Route 2: Excursions Around Athens
Those with still more time and an inclination to explore may use Athens as the base for day-long excursions to a number of sites. Marathon, site of the famous battle (and starting point of the first marathon!) is perhaps the best known destination. Equally popular is the small Temple of Poseidon at Cape Sounion, usually visited at the time of sunset (and thereby usually jammed with tourists!). The 11th-century Byzantine Church at Daphni rewards those who may never have known how spectacular mosaics can be, while the 11th-century monastery at Kaisariani rewards those who may have never understood how restorative a cloister can be. Two other excursions offer quite contrasting experiences. North of Athens are a number of increasingly upscale suburbs, the oldest and most stylish being Kifissia. Since the time of the Romans, its elevation and pine trees have been providing a welcome retreat from the summer heat of Athens; today it is the home of smart shops and fine restaurants. Then south of Athens are the stylish seaside areas of Glyfada and Vouliagmeni, as well as the age-old port city, Piraeus; for most foreigners, this is merely the jumping off point for ferries and cruise ships to the islands of Greece. But these are another story.
Route 3: Shopping Guide
Whatever you preference in neighbourhoods, the stores of Athens offer a wide selection of goods, from the most obvious souvenirs-any store in Plaka or Monastiraki will provide an ample choice-to fine jewelry and designer clothing, mostly in the Kolonaki area. In Kolonaki, window (or real) shopping on Skoufa, Tsakalof, Patriarchou Ioakim, Voukourestiou and Valaoritou streets will surely be a pleasant experience, if not for any other reason simply to see the faces of modern Greeks and their shopping habits. Attica, the centrally-located mall that opened in 2005 on Panepistimiou and Voukourestiou streets will also prove a great option for some fashionable shopping, as will Ermou street by Syntagma Square. But why not also try shopping for something different, like tinted print of Old Athens or a high-quality reproduction of a favorite museum work.

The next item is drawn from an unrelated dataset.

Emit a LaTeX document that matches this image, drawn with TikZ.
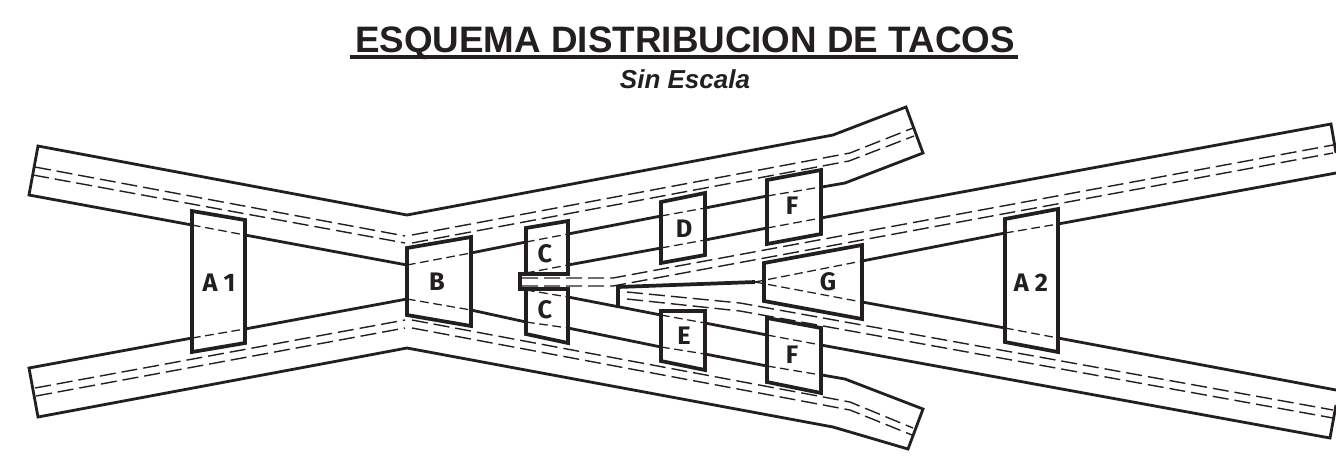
\documentclass[tikz,border=0pt]{standalone}
\usepackage{fontspec}
\setmainfont{Liberation Sans}
\newfontfamily\lblfont{Fira Sans}
\definecolor{ink}{HTML}{231F20}
\tikzset{x=0.75pt,y=-0.75pt,
  road/.style={draw=ink,line width=2.1pt,line join=miter},
  boxline/.style={draw=ink,line width=2.8pt,line join=miter},
  axisline/.style={draw=ink,line width=1.05pt,dash pattern=on 12pt off 4.5pt},
  inner/.style={draw=ink,line width=0.95pt,dash pattern=on 6.5pt off 3.5pt},
  lbl/.style={font=\lblfont\bfseries\fontsize{19}{20}\selectfont,text=ink,inner sep=0pt}}
\begin{document}
\begin{tikzpicture}
\useasboundingbox (0,0) rectangle (1336,462);
% titles
\node[font=\bfseries\fontsize{27.6}{30}\selectfont,text=ink,inner sep=0pt,anchor=base] (title) at (685,52) {ESQUEMA DISTRIBUCION DE TACOS};
\draw[draw=ink,line width=3pt] (350,57) -- (1018,57);
\node[font=\bfseries\itshape\fontsize{19.5}{22}\selectfont,text=ink,inner sep=0pt,anchor=base] (sub) at (685,88) {Sin Escala};
% outer road outlines
\draw[road] (192,225) -- (29,195) -- (38,146) -- (407,215) -- (833,135) -- (906,107) -- (923,153) -- (845,183) -- (822,187);
\draw[road] (245,235) -- (407,265);
\draw[road] (192,338) -- (29,368) -- (38,417) -- (407,348) -- (833,427) -- (908,449) -- (923,409) -- (845,379) -- (822,375);
\draw[road] (245,329) -- (407,299);
% upper branch
\draw[road] (471,253) -- (526,242);
\draw[road] (568,234) -- (661,216);
\draw[road] (705,208) -- (767,196);
% lower branch
\draw[road] (471,310) -- (526,322);
\draw[road] (568,328) -- (661,347);
\draw[road] (705,354) -- (767,366);
% through road, top side
\draw[road] (568,265) -- (661,248);
\draw[road] (705,240) -- (767,228);
\draw[road] (821,218) -- (1331,124) -- (1336,153);
\draw[road] (1336,173) -- (1058,224);
\draw[road] (1005,233) -- (862,261);
% through road, bottom side
\draw[road] (862,302) -- (1005,328);
\draw[road] (1058,338) -- (1336,390);
\draw[road] (1336,405) -- (1330,438) -- (821,345);
\draw[road] (767,335) -- (705,323);
\draw[road] (661,315) -- (568,297);
% centre wedge
\draw[boxline] (618,307) -- (618,287) -- (755,282);
% slit
\draw[boxline] (568,274) -- (520,274) -- (520,289) -- (568,289);
% double axis lines
\draw[axisline] (35,167) -- (405,236);
\draw[axisline] (33,175) -- (405,243);
\draw[axisline] (35,388) -- (405,320);
\draw[axisline] (36,396) -- (405,328);
\draw[axisline] (412,235) -- (850,153) -- (913,128);
\draw[axisline] (412,243) -- (849,161) -- (914,136);
\draw[axisline] (412,320) -- (850,402) -- (913,428);
\draw[axisline] (412,328) -- (850,410) -- (912,435);
\draw[axisline] (522,278) -- (613,278) -- (1333,145);
\draw[axisline] (522,286) -- (613,286) -- (1333,153);
\draw[axisline] (627,292) -- (740,303) -- (1333,410);
\draw[axisline] (627,299) -- (740,311) -- (1333,418);
% dashed road edges inside boxes
\draw[inner] (192,225) -- (245,235);
\draw[inner] (192,338) -- (245,329);
\draw[inner] (407,265) -- (471,253);
\draw[inner] (407,299) -- (471,310);
\draw[inner] (526,242) -- (568,234);
\draw[inner] (526,273) -- (568,265);
\draw[inner] (526,290) -- (568,297);
\draw[inner] (526,322) -- (568,328);
\draw[inner] (661,216) -- (705,208);
\draw[inner] (661,248) -- (705,240);
\draw[inner] (661,315) -- (705,323);
\draw[inner] (661,347) -- (705,354);
\draw[inner] (767,196) -- (821,187);
\draw[inner] (767,228) -- (821,218);
\draw[inner] (767,335) -- (821,345);
\draw[inner] (767,366) -- (821,375);
\draw[inner] (755,282) -- (862,261);
\draw[inner] (755,282) -- (862,302);
\draw[inner] (1005,233) -- (1058,224);
\draw[inner] (1005,328) -- (1058,338);
% boxes
\draw[boxline] (192,211) -- (245,220) -- (245,343) -- (192,352) -- cycle;
\draw[boxline] (407,248) -- (471,237) -- (471,326) -- (407,315) -- cycle;
\draw[boxline] (526,228) -- (568,221) -- (568,274) -- (526,274) -- cycle;
\draw[boxline] (526,289) -- (568,289) -- (568,343) -- (526,334) -- cycle;
\draw[boxline] (661,202) -- (705,193) -- (705,255) -- (661,263) -- cycle;
\draw[boxline] (661,311) -- (705,311) -- (705,370) -- (661,361) -- cycle;
\draw[boxline] (767,180) -- (821,170) -- (821,234) -- (767,244) -- cycle;
\draw[boxline] (767,318) -- (821,328) -- (821,393) -- (767,382) -- cycle;
\draw[boxline] (764,263) -- (862,245) -- (862,319) -- (764,301) -- cycle;
\draw[boxline] (1005,219) -- (1058,209) -- (1058,352) -- (1005,342) -- cycle;
% labels
\node[lbl] (la1) at (219,283) {A 1};
\node[lbl] (lb) at (437,282) {B};
\node[lbl] (lc1) at (545,254) {C};
\node[lbl] (lc2) at (545,310) {C};
\node[lbl] (ld) at (684,229) {D};
\node[lbl] (le) at (684,336) {E};
\node[lbl] (lf1) at (792,206) {F};
\node[lbl] (lf2) at (792,355) {F};
\node[lbl] (lg) at (828,282) {G};
\node[lbl] (la2) at (1031,283) {A 2};
\end{tikzpicture}
\end{document}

Another good choice for fun shopping-although at some distance from the center of Athens- is visiting “The Mall” and the “Golden Hall”. Located in Maroussi, both venues combine many different choices for fun, food and fashion, marking a new era in shopping and leisure choices for the Athenian public. Kifissia and Glyfada, northern and southern suburbs of Athens respectively, also provide a wonderful variety of stores.
Museums & Activities
Athens is host to a number of marvellous museums that are welcoming thousands of visitors each year!
- National Archaeological Museum, Patission 44, Athens, tel.: 210 82 17 724. Unless just plain phobic about museums, everyone should make a visit, however brief, to the National Archaeological Museum, the world’s greatest collection of the masterworks of ancient Greece: even an hour’s stroll through its main galleries is the equivalent of an introductory course in Greek art.
- The Benaki Museum, Koumbari str 1 & Vassilissis. Sofias av., Athens tel.: 210 36 71 000. The Benaki Museum not only hosts an admirable collection of works from the Neolithic Age to modern Greece, but is also home to a fabulous restaurant.
- The Goulandris Cycladic Museum, Neofytou Douka 4, Kolonaki, tel.: 210 72 28 321. Home of the Cycladic Collection (3200-2000 BC), The Ancient Greek Art Collection (2000 B.C-400 A.D) and the wing of the magnificent Stathatos House a neo-classical creation by Ernst Ziller.
- The Byzantine Museum, Vassilissis Sofias av. 22, Athens, tel.: 210 72 11 027. The exhibits include 3500 icons, 4000 religious and secular artifacts and ornaments and a large collection of documents from the early Christian years to the Post-Byzantine years.
- The Greek Folk Art Museum, Kydathinaion 17, Plaka, tel.: 210 32 13 018. The Conservation Laboratory for museum objects is staffed by specialists in the conservation of fabrics and different materials, especially wood and metal. The responsibilities of the Laboratory include all work and activities connected with the preventive and active conservation, restoration and protection of the Museum collections, and also the documentation and publication of the conservation work.
- The Jewish Museum, Nikis 39, Athens, tel.: 210 32 25 582. The permanent exhibition illustrates subject areas such as the Synagogue and religious artifacts, the Jewish holidays, traditional costumes, the Holocaust, the cycle of life and the history of Greek Jews. Particular attention is paid to the Museum’s educational role, especially with regard to intercultural education and programs for children and young people.
- Lalaounis Jewelry Museum, Kalisperi 12, Acropolis, tel.: +30 210-9221044. The permanent exhibition displays 3000 pieces of jewelry and micro-sculpture from 45 collections designed by Lalaounis in the period 1940-1992. Actual jewelry craftsmen may be seen at work in the Museum’s Model Workshop. There is a cafe and restaurant on the ground floor, and a roof garden with a view to the South side of the Parthenon.